A defining moment came in 1840 after the Damascus Blood Libel. Rabbi Alkalai witnessed the vulnerability of diaspora Jews and concluded that the only lasting solution was sovereignty. His writings from this period are filled with urgency — not fear, but responsibility. He believed the Jewish people had slept long enough; the time had come to awaken.
Though he lived far from Jerusalem, his heart never left it. He traveled, fundraised, lectured, and wrote letters to Jewish communities urging them to prepare for national rebirth. He even proposed the establishment of a global fund for redeeming the land — an idea that eventually evolved into the Jewish National Fund.
Remarkably, Rabbi Alkalai’s influence reached the Herzl family.
Herzl’s grandfather, a follower of Alkalai’s teachings, is believed to have introduced young Theodor to his proto-Zionist ideas. Thus, the spiritual and strategic seed planted by Alkalai grew into the political movement Herzl later organized.

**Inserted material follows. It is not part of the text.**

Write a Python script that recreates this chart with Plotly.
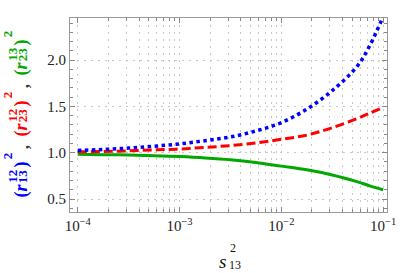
import plotly.graph_objects as go

# ---- data ----
s13_sq = [1e-4, 1.78e-4, 3.16e-4, 5.62e-4, 1e-3, 1.78e-3, 3.16e-3, 5.62e-3,
          1e-2, 1.78e-2, 3.16e-2, 5.62e-2, 7.5e-2, 1e-1]
r13_12_sq = [1.025, 1.035, 1.05, 1.07, 1.095, 1.13, 1.17, 1.235, 1.325, 1.47, 1.67, 1.94, 2.17, 2.47]
r23_12_sq = [1.01, 1.013, 1.02, 1.03, 1.04, 1.057, 1.077, 1.105, 1.145, 1.19, 1.27, 1.37, 1.43, 1.49]
r23_13_sq = [0.982, 0.979, 0.975, 0.968, 0.958, 0.944, 0.925, 0.895, 0.855, 0.815, 0.76, 0.685, 0.64, 0.60]

x_tickvals = [1e-4, 1e-3, 1e-2, 1e-1]
x_ticktext = ["10<sup>−4</sup>", "10<sup>−3</sup>", "10<sup>−2</sup>", "10<sup>−1</sup>"]
y_tickvals = [0.5, 1.0, 1.5, 2.0]
y_ticktext = ["0.5", "1.0", "1.5", "2.0"]

BLUE = "#0000ff"
RED = "#ff0000"
GREEN = "#00a800"
FONT = "Liberation Serif, Times New Roman, serif"
GRID = "#c8c8c8"
GDASH = "2px,5px"

W, H = 407, 273
L, R, T, B = 70, 11, 18, 61
PW, PH = W - L - R, H - T - B

fig = go.Figure()
fig.add_trace(go.Scatter(x=s13_sq, y=r23_13_sq, mode="lines",
                         line=dict(color=GREEN, width=3, shape="spline"), showlegend=False))
fig.add_trace(go.Scatter(x=s13_sq, y=r23_12_sq, mode="lines",
                         line=dict(color=RED, width=3, dash="9px,4px", shape="spline"), showlegend=False))
fig.add_trace(go.Scatter(x=s13_sq, y=r13_12_sq, mode="lines",
                         line=dict(color=BLUE, width=3.5, dash="dot", shape="spline"), showlegend=False))

minor_x = [k * 10 ** d for d in (-4, -3, -2) for k in range(2, 10)]

fig.update_xaxes(type="log", range=[-4.076, -0.962],
                 tickvals=x_tickvals, ticktext=x_ticktext,
                 ticks="inside", ticklen=5, tickcolor="#888",
                 showline=True, linecolor="#999", linewidth=1, mirror="ticks",
                 showgrid=True, gridcolor=GRID, griddash=GDASH, gridwidth=1,
                 zeroline=False,
                 tickfont=dict(family=FONT, size=15, color="#222"),
                 minor=dict(tickvals=minor_x, ticks="inside", ticklen=3, tickcolor="#888",
                            showgrid=True, gridcolor=GRID, griddash=GDASH, gridwidth=1))
fig.update_yaxes(range=[0.36, 2.454],
                 tickvals=y_tickvals, ticktext=y_ticktext,
                 ticks="inside", ticklen=5, tickcolor="#888",
                 showline=True, linecolor="#999", linewidth=1, mirror="ticks",
                 showgrid=True, gridcolor=GRID, griddash=GDASH, gridwidth=1,
                 zeroline=False,
                 tickfont=dict(family=FONT, size=15, color="#222"),
                 minor=dict(dtick=0.1, ticks="inside", ticklen=3, tickcolor="#888", showgrid=False))


def px2paper(px, py):
    return (px - L) / PW, (H - B - py) / PH


annotations = []


def add(text, color, px, py, size, angle=-90, xanchor="center"):
    x, y = px2paper(px, py)
    annotations.append(dict(text=text, x=x, y=y, xref="paper", yref="paper",
                            showarrow=False, textangle=angle, xanchor=xanchor, yanchor="middle",
                            font=dict(family=FONT, size=size, color=color)))


# y-axis label pieces: (sup, sub, color, y-offset)
groups = [("12", "13", BLUE, 0), ("12", "23", RED, -61), ("13", "23", GREEN, -122)]
for sup, sub, col, dy in groups:
    add("<b>(<i>r</i></b>", col, 20, 190 + dy, 18)
    add("<b>" + sup + "</b>", col, 10, 176 + dy, 13)
    add("<b>" + sub + "</b>", col, 21, 176 + dy, 13)
    add("<b>)</b>", col, 20, 164 + dy, 18)
    add("<b>2</b>", col, 5.5, 156 + dy, 13)
add("<b>,</b>", "#333", 22, 147, 17)
add("<b>,</b>", "#333", 22, 86, 17)

# x-axis label
add("<i>s</i>", "#111", 227, 261, 19, angle=0)
add("2", "#111", 232, 248, 12, angle=0, xanchor="left")
add("13", "#111", 231, 265, 12, angle=0, xanchor="left")

fig.update_layout(width=W, height=H, margin=dict(l=L, r=R, t=T, b=B, pad=0),
                  plot_bgcolor="white", paper_bgcolor="white",
                  annotations=annotations)

fig.write_html("out.html", config={"displayModeBar": False},
               post_script="document.body.style.margin='0';")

Rabbi Yehuda Alkalai died in Jerusalem in 1878, long before his dream became reality. He did not live to see immigration waves, the Balfour Declaration, or the independence of Israel. But in a deeper sense, he saw farther than anyone of his generation. He saw what could be — a sovereign Jewish people returning home with purpose and dignity.
He was a man ahead of history,
calling out to a nation not yet ready to listen.